Exercise requirements - Report the number of lines that hold the string "this". Leave out any other text.

Task data -
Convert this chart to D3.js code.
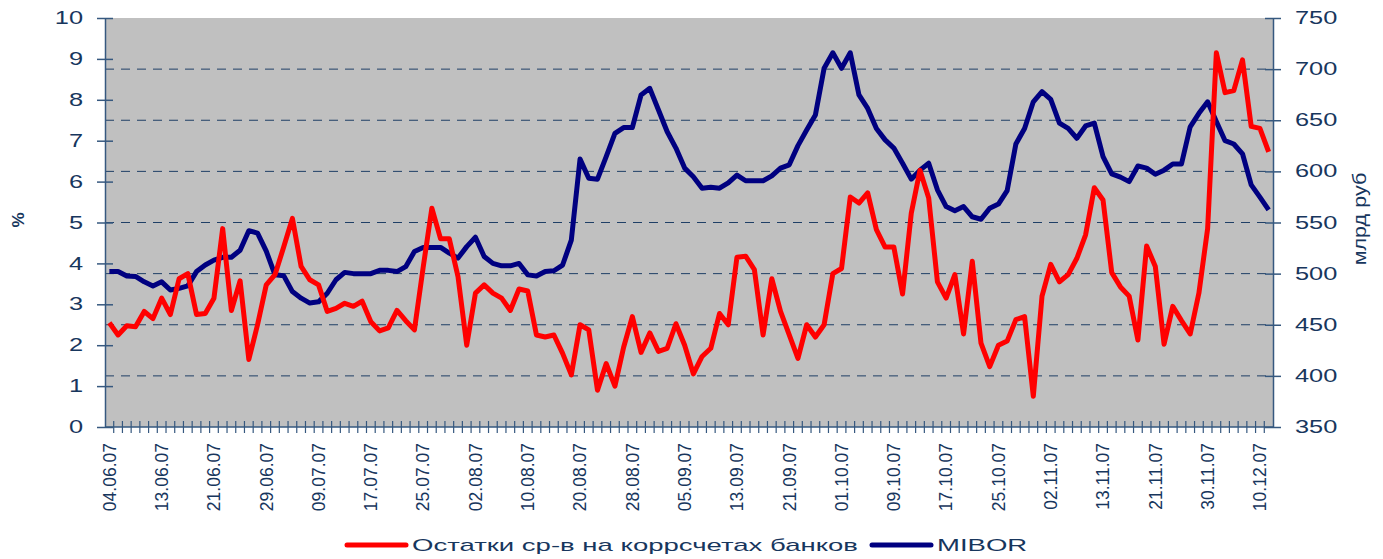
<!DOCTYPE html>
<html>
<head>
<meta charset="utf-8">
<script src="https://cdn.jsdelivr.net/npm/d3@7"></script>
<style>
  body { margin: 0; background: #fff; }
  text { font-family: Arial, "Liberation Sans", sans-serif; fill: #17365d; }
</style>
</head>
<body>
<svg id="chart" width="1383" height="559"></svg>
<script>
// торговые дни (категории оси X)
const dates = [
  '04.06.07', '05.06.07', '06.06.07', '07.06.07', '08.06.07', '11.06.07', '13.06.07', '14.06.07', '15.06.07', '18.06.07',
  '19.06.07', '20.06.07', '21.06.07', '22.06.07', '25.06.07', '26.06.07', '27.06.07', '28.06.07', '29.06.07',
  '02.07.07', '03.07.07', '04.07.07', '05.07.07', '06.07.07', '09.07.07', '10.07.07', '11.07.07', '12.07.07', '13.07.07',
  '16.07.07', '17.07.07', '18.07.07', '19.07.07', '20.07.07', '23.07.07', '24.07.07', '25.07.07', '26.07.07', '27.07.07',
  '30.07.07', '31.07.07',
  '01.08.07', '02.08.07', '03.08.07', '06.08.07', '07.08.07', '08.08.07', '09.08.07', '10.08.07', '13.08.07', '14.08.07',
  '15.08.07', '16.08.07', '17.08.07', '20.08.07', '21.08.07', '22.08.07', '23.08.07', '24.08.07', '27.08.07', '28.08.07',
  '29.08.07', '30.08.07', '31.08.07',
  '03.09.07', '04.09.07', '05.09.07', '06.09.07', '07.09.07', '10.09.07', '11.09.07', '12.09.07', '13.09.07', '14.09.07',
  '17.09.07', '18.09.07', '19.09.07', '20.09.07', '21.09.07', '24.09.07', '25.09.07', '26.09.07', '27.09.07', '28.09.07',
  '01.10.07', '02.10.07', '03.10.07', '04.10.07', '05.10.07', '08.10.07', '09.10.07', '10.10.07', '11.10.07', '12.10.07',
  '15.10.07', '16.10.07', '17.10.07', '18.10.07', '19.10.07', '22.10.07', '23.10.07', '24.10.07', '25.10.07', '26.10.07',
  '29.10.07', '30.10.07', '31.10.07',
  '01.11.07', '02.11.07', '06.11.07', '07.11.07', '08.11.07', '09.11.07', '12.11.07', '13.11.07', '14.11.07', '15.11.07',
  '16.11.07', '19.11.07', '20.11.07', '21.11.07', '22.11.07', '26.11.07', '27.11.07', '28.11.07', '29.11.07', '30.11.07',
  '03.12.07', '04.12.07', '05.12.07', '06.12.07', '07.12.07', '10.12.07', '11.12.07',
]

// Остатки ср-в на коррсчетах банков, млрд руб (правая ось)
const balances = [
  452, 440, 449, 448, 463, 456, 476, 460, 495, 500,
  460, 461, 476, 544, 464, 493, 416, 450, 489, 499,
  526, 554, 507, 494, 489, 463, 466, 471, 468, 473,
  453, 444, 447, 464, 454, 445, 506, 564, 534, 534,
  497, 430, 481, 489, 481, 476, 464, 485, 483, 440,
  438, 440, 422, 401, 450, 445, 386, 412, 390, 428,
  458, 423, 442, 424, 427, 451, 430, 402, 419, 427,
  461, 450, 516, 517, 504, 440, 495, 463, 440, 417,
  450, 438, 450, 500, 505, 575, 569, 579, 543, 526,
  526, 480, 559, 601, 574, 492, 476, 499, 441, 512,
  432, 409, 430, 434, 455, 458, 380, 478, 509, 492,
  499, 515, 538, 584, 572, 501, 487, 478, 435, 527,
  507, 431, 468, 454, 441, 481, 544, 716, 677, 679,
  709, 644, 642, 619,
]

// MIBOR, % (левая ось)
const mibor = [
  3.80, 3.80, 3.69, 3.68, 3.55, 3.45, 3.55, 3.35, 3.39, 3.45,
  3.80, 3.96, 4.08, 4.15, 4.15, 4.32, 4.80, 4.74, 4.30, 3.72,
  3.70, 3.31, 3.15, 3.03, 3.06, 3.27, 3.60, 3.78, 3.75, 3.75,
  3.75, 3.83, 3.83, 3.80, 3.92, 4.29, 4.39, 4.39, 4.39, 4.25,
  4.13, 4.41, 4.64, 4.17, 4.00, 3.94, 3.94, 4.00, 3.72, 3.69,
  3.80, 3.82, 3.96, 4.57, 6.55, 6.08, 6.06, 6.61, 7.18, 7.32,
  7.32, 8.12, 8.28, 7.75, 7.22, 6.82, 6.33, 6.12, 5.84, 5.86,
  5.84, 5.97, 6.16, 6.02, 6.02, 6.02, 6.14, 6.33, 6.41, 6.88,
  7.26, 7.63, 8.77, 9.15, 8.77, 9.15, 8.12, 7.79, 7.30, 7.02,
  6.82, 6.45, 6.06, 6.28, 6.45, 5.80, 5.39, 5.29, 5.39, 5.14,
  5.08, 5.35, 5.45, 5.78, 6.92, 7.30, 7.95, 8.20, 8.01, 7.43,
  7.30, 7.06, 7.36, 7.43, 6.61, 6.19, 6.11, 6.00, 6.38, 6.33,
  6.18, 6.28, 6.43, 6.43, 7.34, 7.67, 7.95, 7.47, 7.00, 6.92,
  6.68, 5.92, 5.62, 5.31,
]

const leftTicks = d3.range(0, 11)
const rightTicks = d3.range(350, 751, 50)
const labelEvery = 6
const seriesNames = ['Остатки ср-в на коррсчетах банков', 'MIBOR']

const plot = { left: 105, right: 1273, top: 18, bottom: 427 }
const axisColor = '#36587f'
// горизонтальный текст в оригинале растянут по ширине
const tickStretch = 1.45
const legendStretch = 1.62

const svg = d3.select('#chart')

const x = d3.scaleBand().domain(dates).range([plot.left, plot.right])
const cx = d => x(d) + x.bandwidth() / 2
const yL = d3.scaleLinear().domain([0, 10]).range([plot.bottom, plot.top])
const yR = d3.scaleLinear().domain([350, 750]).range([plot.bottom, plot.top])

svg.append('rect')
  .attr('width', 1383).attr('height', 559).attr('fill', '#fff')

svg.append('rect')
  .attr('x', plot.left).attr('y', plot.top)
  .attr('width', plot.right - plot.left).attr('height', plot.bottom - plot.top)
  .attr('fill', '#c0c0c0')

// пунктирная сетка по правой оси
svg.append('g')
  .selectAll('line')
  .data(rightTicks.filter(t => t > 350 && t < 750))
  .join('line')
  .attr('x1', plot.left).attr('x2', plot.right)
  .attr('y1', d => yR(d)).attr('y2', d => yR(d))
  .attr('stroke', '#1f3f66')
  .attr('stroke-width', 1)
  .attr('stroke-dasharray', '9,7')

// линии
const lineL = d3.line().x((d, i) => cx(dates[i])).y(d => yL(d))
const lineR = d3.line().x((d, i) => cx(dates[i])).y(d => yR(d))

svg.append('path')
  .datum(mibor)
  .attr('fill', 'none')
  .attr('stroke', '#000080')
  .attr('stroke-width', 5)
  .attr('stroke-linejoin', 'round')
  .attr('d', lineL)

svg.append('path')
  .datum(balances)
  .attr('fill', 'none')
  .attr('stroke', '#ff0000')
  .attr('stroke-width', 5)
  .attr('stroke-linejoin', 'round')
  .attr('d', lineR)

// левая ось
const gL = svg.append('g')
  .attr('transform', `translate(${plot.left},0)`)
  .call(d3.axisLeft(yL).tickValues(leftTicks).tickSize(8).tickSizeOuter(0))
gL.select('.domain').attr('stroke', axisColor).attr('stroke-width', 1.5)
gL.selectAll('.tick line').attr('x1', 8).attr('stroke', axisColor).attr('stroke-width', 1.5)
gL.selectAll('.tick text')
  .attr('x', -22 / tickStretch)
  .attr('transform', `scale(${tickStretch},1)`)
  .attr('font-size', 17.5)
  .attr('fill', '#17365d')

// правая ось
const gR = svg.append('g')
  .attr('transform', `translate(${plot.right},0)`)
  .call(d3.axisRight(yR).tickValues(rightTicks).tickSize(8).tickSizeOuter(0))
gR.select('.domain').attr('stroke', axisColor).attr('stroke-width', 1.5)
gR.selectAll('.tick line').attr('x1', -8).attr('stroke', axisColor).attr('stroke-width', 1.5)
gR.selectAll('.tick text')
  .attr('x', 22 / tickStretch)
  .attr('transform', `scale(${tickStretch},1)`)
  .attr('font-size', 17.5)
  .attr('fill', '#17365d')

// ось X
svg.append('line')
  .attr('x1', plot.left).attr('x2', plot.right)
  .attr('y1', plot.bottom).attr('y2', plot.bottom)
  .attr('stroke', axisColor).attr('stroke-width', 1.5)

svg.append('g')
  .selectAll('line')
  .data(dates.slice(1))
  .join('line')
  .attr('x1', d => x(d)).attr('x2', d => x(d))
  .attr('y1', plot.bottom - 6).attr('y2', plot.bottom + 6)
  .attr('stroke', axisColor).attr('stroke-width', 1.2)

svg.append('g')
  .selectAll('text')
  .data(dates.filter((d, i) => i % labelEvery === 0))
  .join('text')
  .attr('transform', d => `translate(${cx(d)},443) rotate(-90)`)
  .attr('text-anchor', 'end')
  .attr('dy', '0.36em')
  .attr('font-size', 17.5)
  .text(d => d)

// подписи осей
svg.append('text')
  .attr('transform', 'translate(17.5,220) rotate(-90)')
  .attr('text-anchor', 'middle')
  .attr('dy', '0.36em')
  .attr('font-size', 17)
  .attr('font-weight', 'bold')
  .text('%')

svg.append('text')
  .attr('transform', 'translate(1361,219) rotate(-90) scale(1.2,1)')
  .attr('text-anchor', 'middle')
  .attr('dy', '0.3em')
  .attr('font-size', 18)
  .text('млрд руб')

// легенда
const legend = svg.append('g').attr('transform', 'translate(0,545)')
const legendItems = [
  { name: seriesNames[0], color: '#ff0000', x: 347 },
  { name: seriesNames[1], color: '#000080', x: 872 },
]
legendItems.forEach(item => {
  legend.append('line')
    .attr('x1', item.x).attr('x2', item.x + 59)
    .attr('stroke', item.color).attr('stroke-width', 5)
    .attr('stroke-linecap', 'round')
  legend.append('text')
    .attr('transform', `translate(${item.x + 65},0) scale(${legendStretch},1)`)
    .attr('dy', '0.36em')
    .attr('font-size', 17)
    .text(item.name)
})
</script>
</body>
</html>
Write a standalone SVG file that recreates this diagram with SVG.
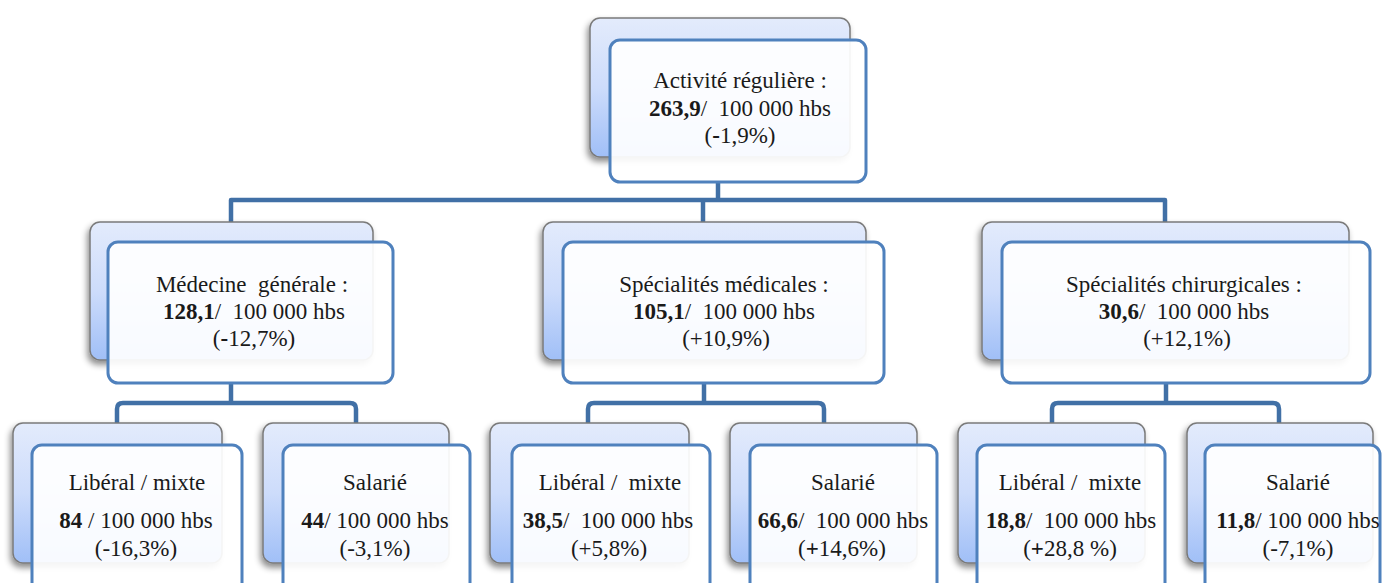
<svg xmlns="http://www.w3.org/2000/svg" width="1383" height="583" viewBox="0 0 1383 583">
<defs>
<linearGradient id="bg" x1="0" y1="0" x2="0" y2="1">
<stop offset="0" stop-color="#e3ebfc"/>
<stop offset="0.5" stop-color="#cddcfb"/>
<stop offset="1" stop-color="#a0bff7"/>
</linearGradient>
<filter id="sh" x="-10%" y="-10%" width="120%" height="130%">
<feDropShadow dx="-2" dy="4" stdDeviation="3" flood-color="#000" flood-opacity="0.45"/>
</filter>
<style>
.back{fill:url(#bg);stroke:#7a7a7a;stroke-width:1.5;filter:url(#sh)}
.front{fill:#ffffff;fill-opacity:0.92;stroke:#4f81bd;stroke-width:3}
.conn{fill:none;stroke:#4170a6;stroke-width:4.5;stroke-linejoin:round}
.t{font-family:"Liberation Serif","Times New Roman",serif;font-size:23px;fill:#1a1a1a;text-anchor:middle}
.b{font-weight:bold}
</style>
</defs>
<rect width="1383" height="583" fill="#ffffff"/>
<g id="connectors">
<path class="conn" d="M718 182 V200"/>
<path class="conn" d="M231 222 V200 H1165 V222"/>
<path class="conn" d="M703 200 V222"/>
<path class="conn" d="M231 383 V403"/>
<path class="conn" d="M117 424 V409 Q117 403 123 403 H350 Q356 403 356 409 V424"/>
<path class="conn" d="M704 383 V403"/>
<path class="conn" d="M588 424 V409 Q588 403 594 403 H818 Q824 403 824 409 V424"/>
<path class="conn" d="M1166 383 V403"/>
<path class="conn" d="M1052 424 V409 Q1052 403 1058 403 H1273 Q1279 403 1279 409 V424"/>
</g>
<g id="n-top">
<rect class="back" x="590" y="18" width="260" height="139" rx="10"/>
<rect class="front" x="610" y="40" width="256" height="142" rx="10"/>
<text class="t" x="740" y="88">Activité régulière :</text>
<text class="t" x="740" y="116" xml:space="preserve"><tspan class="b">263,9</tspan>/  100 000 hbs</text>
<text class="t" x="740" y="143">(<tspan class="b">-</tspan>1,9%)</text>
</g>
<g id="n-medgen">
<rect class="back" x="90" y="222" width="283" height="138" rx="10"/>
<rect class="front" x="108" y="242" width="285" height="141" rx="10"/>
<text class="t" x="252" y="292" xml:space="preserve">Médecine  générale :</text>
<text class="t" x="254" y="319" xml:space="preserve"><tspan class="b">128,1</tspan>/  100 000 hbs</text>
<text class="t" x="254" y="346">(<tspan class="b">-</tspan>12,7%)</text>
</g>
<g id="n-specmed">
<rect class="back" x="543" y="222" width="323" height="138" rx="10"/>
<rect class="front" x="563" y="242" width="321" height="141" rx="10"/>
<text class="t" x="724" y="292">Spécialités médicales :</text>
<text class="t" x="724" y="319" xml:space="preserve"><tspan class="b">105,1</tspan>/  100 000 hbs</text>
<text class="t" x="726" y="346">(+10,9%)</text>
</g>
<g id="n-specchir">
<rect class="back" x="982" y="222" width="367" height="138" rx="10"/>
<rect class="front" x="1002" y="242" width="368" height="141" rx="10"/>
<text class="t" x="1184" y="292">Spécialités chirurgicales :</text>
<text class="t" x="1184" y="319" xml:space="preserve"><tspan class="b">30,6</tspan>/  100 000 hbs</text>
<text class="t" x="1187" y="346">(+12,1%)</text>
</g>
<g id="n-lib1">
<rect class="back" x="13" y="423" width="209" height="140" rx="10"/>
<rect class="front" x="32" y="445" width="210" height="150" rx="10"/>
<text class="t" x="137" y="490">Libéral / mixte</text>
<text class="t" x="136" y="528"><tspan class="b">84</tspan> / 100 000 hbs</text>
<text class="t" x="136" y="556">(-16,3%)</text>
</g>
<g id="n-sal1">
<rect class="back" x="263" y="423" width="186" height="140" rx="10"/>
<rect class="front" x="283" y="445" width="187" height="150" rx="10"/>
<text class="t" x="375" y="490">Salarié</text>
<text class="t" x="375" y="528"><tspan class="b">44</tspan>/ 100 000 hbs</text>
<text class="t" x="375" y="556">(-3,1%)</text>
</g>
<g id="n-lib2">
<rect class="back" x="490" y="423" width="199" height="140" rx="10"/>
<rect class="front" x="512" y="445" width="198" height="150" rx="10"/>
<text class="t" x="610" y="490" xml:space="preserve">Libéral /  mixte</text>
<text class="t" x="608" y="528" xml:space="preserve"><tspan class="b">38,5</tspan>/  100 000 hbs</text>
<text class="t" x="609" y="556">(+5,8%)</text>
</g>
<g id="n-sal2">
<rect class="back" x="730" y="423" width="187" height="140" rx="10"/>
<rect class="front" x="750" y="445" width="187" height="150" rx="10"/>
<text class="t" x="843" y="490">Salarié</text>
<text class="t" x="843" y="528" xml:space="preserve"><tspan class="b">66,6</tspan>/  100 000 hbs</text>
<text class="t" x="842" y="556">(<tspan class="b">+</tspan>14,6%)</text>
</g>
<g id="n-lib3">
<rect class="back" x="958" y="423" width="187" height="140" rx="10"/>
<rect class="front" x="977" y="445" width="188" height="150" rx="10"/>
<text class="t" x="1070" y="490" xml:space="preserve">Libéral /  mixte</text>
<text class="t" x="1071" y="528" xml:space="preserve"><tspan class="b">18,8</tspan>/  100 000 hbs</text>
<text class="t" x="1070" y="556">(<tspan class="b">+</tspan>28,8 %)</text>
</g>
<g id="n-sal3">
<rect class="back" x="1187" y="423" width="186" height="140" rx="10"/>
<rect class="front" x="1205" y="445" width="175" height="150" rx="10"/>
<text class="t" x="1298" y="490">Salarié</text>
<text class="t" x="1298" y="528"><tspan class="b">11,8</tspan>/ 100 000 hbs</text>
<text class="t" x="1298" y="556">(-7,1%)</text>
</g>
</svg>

Result - 2